OXFORD NHS CRISIS! – 600 jobs to go at Radcliffe Hospital

0
1525

Public sector union UNISON yesterday reacted in shock and anger to the announcement by Oxford Radcliffe Hospitals Trust that it plans to cut 600 NHS jobs in the face of a £33m deficit.

A UNISON spokesperson told News Line if the workers choose to take industrial action in defence of their jobs, they will have the full support of the union.

UNISON South East Head of Health Steve Brazier said the planned cuts ‘will have a direct impact on the quality of patient care’.

He added: ‘Staff have worked very hard over the last three years in particular to put this Trust into the top three of the most cost efficient acute teaching trusts in the country.

‘The Trust says it is six per cent cheaper than the national average as measured by the DoH’s own cost reference index and so cannot be considered to be among the poor performing trusts that the government blames for the NHS deficits.

‘To incur cutbacks of this magnitude on top of these efficiency savings for the short term objective of a year end financial balance will cause widespread dismay amongst staff and patients.’

Dr Beverly Malone, General Secretary of the Royal College of Nursing responded to the news: ‘These latest job losses in Oxford are just another sorry chapter in the on-going deficits saga taking place across England.

‘We are seeing NHS services being eroded in a steady process of attrition.

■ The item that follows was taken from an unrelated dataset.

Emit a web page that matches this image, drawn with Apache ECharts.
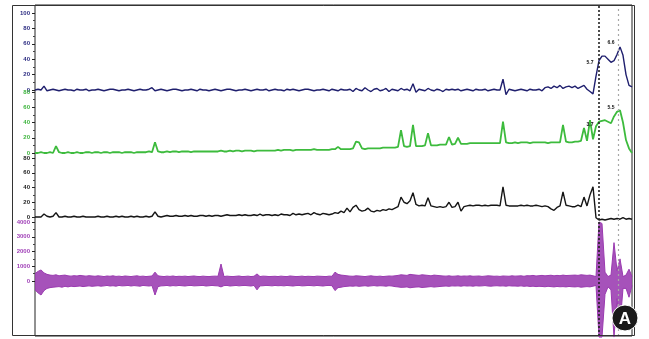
<!DOCTYPE html>
<html>
<head>
<meta charset="utf-8">
<script src="https://cdn.jsdelivr.net/npm/echarts@6/dist/echarts.min.js"></script>
<style>
  html, body { margin: 0; padding: 0; background: #fff; }
  #chart { width: 649px; height: 339px; }
</style>
</head>
<body>
<div id="chart"></div>
<script>
// one sample every ~3px across the trace window
const SAMPLE_COUNT = 200;
const samples = Array.from({ length: SAMPLE_COUNT }, (_, i) => i);

// tick labels per channel
const navyTicks = [0, 20, 40, 60, 80, 100];
const greenTicks = [0, 20, 40, 60, 80];
const blackTicks = [0, 20, 40, 60, 80];
const purpleTicks = [0, 1000, 2000, 3000, 4000];

// channel 1 (navy)
const navy = [
  0, 1, 0, 5, -1, 0, 1, 0, -1, 0, 1, 0, 0, -1, 1, 0, 0, 1, -1, 0,
  0, 1, 0, -1, 0, 1, 1, 0, -1, 0, 0, 1, 0, -1, 0, 1, 0, 0, 1, 3,
  -1, 0, 1, 0, -1, 0, 1, 1, 0, -1, 0, 0, 1, 0, -1, 1, 0, 0, -1, 0,
  1, 0, -1, 0, 1, 1, 0, -1, 0, 0, 1, 0, -1, 0, 1, 0, 0, 1, -1, 0,
  1, 0, 0, -1, 1, 0, 1, 0, -1, 0, 1, 1, 0, -1, 0, 0, 1, 0, -1, 1,
  0, -1, 1, 0, 0, 1, -2, 2, 0, -1, 3, 0, -2, 1, 2, -1, 0, 2, -2, 1,
  0, -1, 2, 0, 1, -1, 8, -3, 1, 0, -1, 2, 0, -1, 1, 0, -2, 1, 0, 1,
  0, 1, -1, 0, 1, 0, -1, 1, 0, 0, 1, -1, 0, 1, 0, 0, 14, -6, 1, 0,
  -1, 0, 1, 0, -1, 1, 0, 0, 1, -1, 3, 4, 2, 5, 3, 6, 2, 4, 5, 3,
  5, 2, 4, 6, 1, -2, -5, 18, 38, 44, 44, 40, 36, 38, 46, 56, 45, 20, 6, 4
];

// channel 2 (green)
const green = [
  0, 0, 1, 0, 0, 1, 0, 9, 1, 0, 0, 1, 0, 0, 1, 0, 0, 1, 1, 0,
  1, 1, 0, 1, 1, 0, 1, 1, 1, 0, 1, 1, 1, 0, 1, 1, 1, 1, 2, 1,
  14, 2, 1, 1, 2, 1, 2, 2, 1, 2, 2, 2, 1, 2, 2, 2, 2, 2, 2, 2,
  2, 2, 3, 2, 2, 3, 2, 3, 3, 2, 3, 3, 3, 2, 3, 3, 3, 3, 3, 3,
  3, 4, 3, 4, 4, 4, 3, 4, 4, 4, 4, 4, 4, 5, 4, 4, 4, 4, 4, 5,
  5, 8, 5, 5, 5, 5, 6, 15, 14, 6, 5, 6, 6, 6, 6, 6, 7, 7, 7, 7,
  7, 8, 30, 9, 8, 9, 37, 9, 9, 9, 10, 26, 10, 10, 10, 11, 11, 11, 21, 11,
  12, 20, 12, 12, 12, 13, 13, 13, 13, 13, 13, 13, 13, 13, 13, 13, 41, 14, 13, 13,
  14, 13, 14, 14, 14, 13, 14, 14, 14, 14, 14, 13, 14, 14, 14, 14, 37, 15, 14, 14,
  15, 15, 16, 33, 16, 43, 18, 35, 41, 42, 43, 41, 39, 48, 54, 56, 40, 17, 6, 0
];

// channel 3 (black)
const black = [
  0, 0, 0, 4, 1, 0, 1, 6, 0, 0, 1, 0, 0, 1, 0, 0, 1, 0, 0, 0,
  0, 1, 0, 0, 1, 0, 0, 1, 0, 1, 0, 0, 1, 0, 1, 0, 0, 1, 0, 1,
  7, 1, 0, 1, 2, 1, 1, 2, 1, 1, 2, 1, 2, 1, 1, 2, 2, 1, 2, 1,
  2, 2, 1, 2, 3, 2, 2, 2, 3, 2, 3, 2, 2, 3, 2, 4, 2, 3, 3, 2,
  3, 2, 4, 3, 3, 2, 5, 3, 4, 3, 4, 5, 3, 6, 4, 3, 5, 4, 3, 4,
  6, 5, 8, 6, 12, 7, 13, 16, 10, 8, 9, 12, 8, 7, 9, 8, 10, 9, 11, 10,
  12, 14, 27, 20, 18, 22, 33, 17, 15, 16, 15, 26, 15, 14, 13, 14, 13, 14, 20, 13,
  14, 20, 8, 14, 15, 16, 15, 16, 16, 15, 16, 15, 16, 16, 16, 15, 41, 16, 15, 15,
  15, 15, 16, 15, 16, 15, 15, 16, 15, 14, 15, 14, 11, 9, 13, 15, 34, 16, 15, 14,
  14, 16, 14, 27, 15, 30, 41, -1, -4, -3, -4, -3, -2, -3, -2, -3, -1, -3, -2, -3
];

// channel 4 (purple) upper and lower envelope of the fast trace
const purpleHi = [
  500, 650, 750, 550, 450, 400, 380, 420, 350, 380, 400, 350, 330, 360, 340, 380, 350, 330, 360, 340,
  320, 350, 330, 300, 340, 320, 350, 310, 330, 300, 340, 320, 300, 330, 350, 310, 330, 300, 320, 340,
  600, 350, 320, 300, 330, 310, 340, 300, 320, 310, 330, 300, 320, 340, 310, 300, 330, 310, 300, 320,
  330, 320, 1150, 300, 330, 310, 300, 320, 340, 300, 310, 330, 300, 320, 480, 300, 330, 320, 300, 310,
  320, 300, 330, 310, 300, 340, 320, 300, 310, 330, 300, 320, 310, 300, 330, 320, 310, 300, 330, 320,
  600, 450, 400, 380, 350, 330, 320, 350, 340, 320, 300, 330, 350, 320, 310, 330, 300, 320, 340, 330,
  350, 380, 420, 400, 380, 450, 420, 400, 380, 420, 400, 380, 350, 400, 380, 360, 340, 330, 350, 320,
  330, 350, 320, 340, 330, 350, 320, 330, 340, 310, 330, 350, 340, 320, 330, 310, 340, 330, 320, 350,
  330, 340, 350, 320, 360, 350, 380, 340, 360, 380, 350, 370, 390, 350, 380, 360, 400, 370, 380, 390,
  400, 380, 420, 400, 380, 400, 350, 300, 4000, 3900, 600, 300, 400, 2600, 700, 1500, 300, 400, 800, 300
];
const purpleLo = [
  -600, -800, -950, -650, -500, -450, -420, -400, -380, -420, -360, -400, -350, -380, -360, -340, -380, -350, -330, -360,
  -340, -320, -350, -330, -300, -340, -320, -350, -300, -330, -320, -300, -340, -310, -330, -350, -300, -320, -340, -310,
  -950, -380, -330, -320, -300, -340, -310, -330, -300, -320, -340, -310, -300, -330, -320, -310, -300, -340, -320, -300,
  -320, -330, -400, -310, -300, -340, -320, -300, -330, -310, -300, -320, -340, -300, -600, -330, -320, -300, -310, -330,
  -300, -320, -310, -330, -300, -320, -340, -310, -300, -330, -320, -300, -310, -330, -300, -320, -340, -310, -300, -320,
  -650, -450, -420, -380, -360, -340, -350, -330, -360, -340, -320, -350, -330, -310, -340, -320, -330, -350, -320, -340,
  -380, -400, -430, -420, -400, -460, -430, -410, -400, -440, -420, -400, -380, -410, -390, -370, -350, -340, -360, -330,
  -340, -330, -350, -320, -340, -330, -350, -320, -340, -330, -310, -340, -350, -330, -320, -340, -330, -350, -320, -340,
  -340, -350, -330, -360, -340, -370, -350, -380, -360, -370, -390, -360, -380, -400, -370, -390, -380, -400, -370, -390,
  -400, -380, -420, -400, -380, -400, -350, -300, -3800, -3800, -900, -400, -600, -3800, -1200, -3000, -500, -500, -1100, -300
];

// event markers (sample positions) and peak annotations
const markerPositions = [188, 194.3];
const navyPeaks = [{ at: 185, value: 36, text: '5.7' }, { at: 192, value: 61, text: '6.6' }];
const greenPeaks = [{ at: 185, value: 37, text: '3.7' }, { at: 192, value: 59, text: '5.5' }];

const NAVY = '#1f1f6e';
const GREEN = '#3dbb3d';
const BLACK = '#151515';
const PURPLE = '#9a3ab0';
const BASE_GRAY = '#bcd2d8';

const chart = echarts.init(document.getElementById('chart'));

function channelAxis(gridIndex, ticks, color) {
  return {
    type: 'value',
    gridIndex,
    min: ticks[0],
    max: ticks[ticks.length - 1],
    interval: ticks[1] - ticks[0],
    axisLine: { show: false },
    axisTick: { show: true, length: 3, lineStyle: { color: '#222' } },
    minorTick: { show: true, splitNumber: 2, length: 2, lineStyle: { color: '#444' } },
    splitLine: { show: false },
    axisLabel: {
      color,
      fontSize: 6,
      fontWeight: 'bold',
      fontFamily: 'Liberation Sans',
      margin: 5,
      formatter: (v) => String(v),
    },
  };
}

function peakLabels(list) {
  return {
    symbol: 'circle',
    symbolSize: 0,
    silent: true,
    label: {
      show: true,
      position: 'inside',
      color: '#111',
      fontSize: 5,
      fontWeight: 'bold',
      formatter: (p) => p.name,
    },
    data: list.map(p => ({ name: p.text, coord: [p.at, p.value] })),
  };
}

function baseline(value) {
  return {
    symbol: 'none',
    silent: true,
    label: { show: false },
    lineStyle: { color: BASE_GRAY, type: 'solid', width: 1 },
    data: [{ yAxis: value }],
  };
}

const traceGrid = (top, height) => ({ left: 35, right: 17, top, height });

const option = {
  animation: false,
  backgroundColor: '#fff',
  grid: [
    { left: 35, right: 17, top: 5, height: 331, show: true, borderColor: '#222', borderWidth: 1, backgroundColor: 'transparent' },
    traceGrid(13, 77),
    traceGrid(92, 61),
    traceGrid(158, 59),
    traceGrid(222, 59),
  ],
  xAxis: [
    { type: 'value', gridIndex: 0, min: 0, max: SAMPLE_COUNT - 1, show: false },
    ...[1, 2, 3, 4].map(g => ({
      type: 'category', gridIndex: g, data: samples, boundaryGap: false, show: false,
    })),
  ],
  yAxis: [
    { type: 'value', gridIndex: 0, show: false, min: 0, max: 1 },
    channelAxis(1, navyTicks, '#2a2a80'),
    channelAxis(2, greenTicks, '#3cb43c'),
    channelAxis(3, blackTicks, '#222'),
    channelAxis(4, purpleTicks, '#a040b8'),
  ],
  series: [
    {
      name: 'markers',
      type: 'line',
      xAxisIndex: 0,
      yAxisIndex: 0,
      data: [[0, 0]],
      showSymbol: false,
      lineStyle: { opacity: 0 },
      z: 5,
      markLine: {
        symbol: 'none',
        silent: true,
        label: { show: false },
        data: [
          { xAxis: markerPositions[0], lineStyle: { color: '#222', type: [2, 2], width: 1.6 } },
          { xAxis: markerPositions[1], lineStyle: { color: '#a8a8a8', type: [2, 3], width: 1.2 } },
        ],
      },
    },
    {
      name: 'purple-hi',
      type: 'line',
      xAxisIndex: 4,
      yAxisIndex: 4,
      data: purpleHi,
      symbol: 'none',
      clip: false,
      lineStyle: { color: PURPLE, width: 1 },
      areaStyle: { color: PURPLE, opacity: 0.88 },
      z: 2,
    },
    {
      name: 'purple-lo',
      type: 'line',
      xAxisIndex: 4,
      yAxisIndex: 4,
      data: purpleLo,
      symbol: 'none',
      clip: false,
      lineStyle: { color: PURPLE, width: 1 },
      areaStyle: { color: PURPLE, opacity: 0.88 },
      z: 2,
    },
    {
      name: 'black',
      type: 'line',
      xAxisIndex: 3,
      yAxisIndex: 3,
      data: black,
      symbol: 'none',
      clip: false,
      lineStyle: { color: BLACK, width: 1.4 },
      markLine: baseline(-2),
      z: 3,
    },
    {
      name: 'green',
      type: 'line',
      xAxisIndex: 2,
      yAxisIndex: 2,
      data: green,
      symbol: 'none',
      clip: false,
      lineStyle: { color: GREEN, width: 1.8 },
      markLine: baseline(-3),
      markPoint: peakLabels(greenPeaks),
      z: 3,
    },
    {
      name: 'navy',
      type: 'line',
      xAxisIndex: 1,
      yAxisIndex: 1,
      data: navy,
      symbol: 'none',
      clip: false,
      lineStyle: { color: NAVY, width: 1.4 },
      markLine: baseline(-2),
      markPoint: peakLabels(navyPeaks),
      z: 3,
    },
  ],
  graphic: [
    {
      type: 'rect',
      shape: { x: 12.5, y: 5.5, width: 622, height: 330 },
      style: { fill: 'none', stroke: '#333', lineWidth: 1 },
      silent: true,
      zlevel: 1,
      z: 10,
    },
    {
      type: 'circle',
      shape: { cx: 625, cy: 318, r: 13 },
      style: { fill: '#1a1a1a', stroke: '#fff', lineWidth: 1 },
      silent: true,
      zlevel: 1,
      z: 100,
    },
    {
      type: 'text',
      x: 625,
      y: 319,
      style: {
        text: 'A', fill: '#fff', font: 'bold 17px "Liberation Sans", Arial',
        align: 'center', verticalAlign: 'middle',
      },
      silent: true,
      zlevel: 1,
      z: 101,
    },
  ],
};

chart.setOption(option);
</script>
</body>
</html>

‘What is really worrying is that this is a trust that has already lost posts in the past two years.’

Dawn Chambers RCN officer in Oxfordshire said: ‘We are very concerned that around 225 nursing posts will be lost.’

She added: ‘At the moment it is difficult to assess the impact that the changes will have on services particularly at the Horton though there will be a concern from staff and local residents about the future of the hospital as an acute provider.’

Oxford Radcliffe Hospitals said the cuts are in response ‘to the fact that Oxfordshire receives one of the lowest levels of health funding in the country, with 15 per cent less than the English national average.’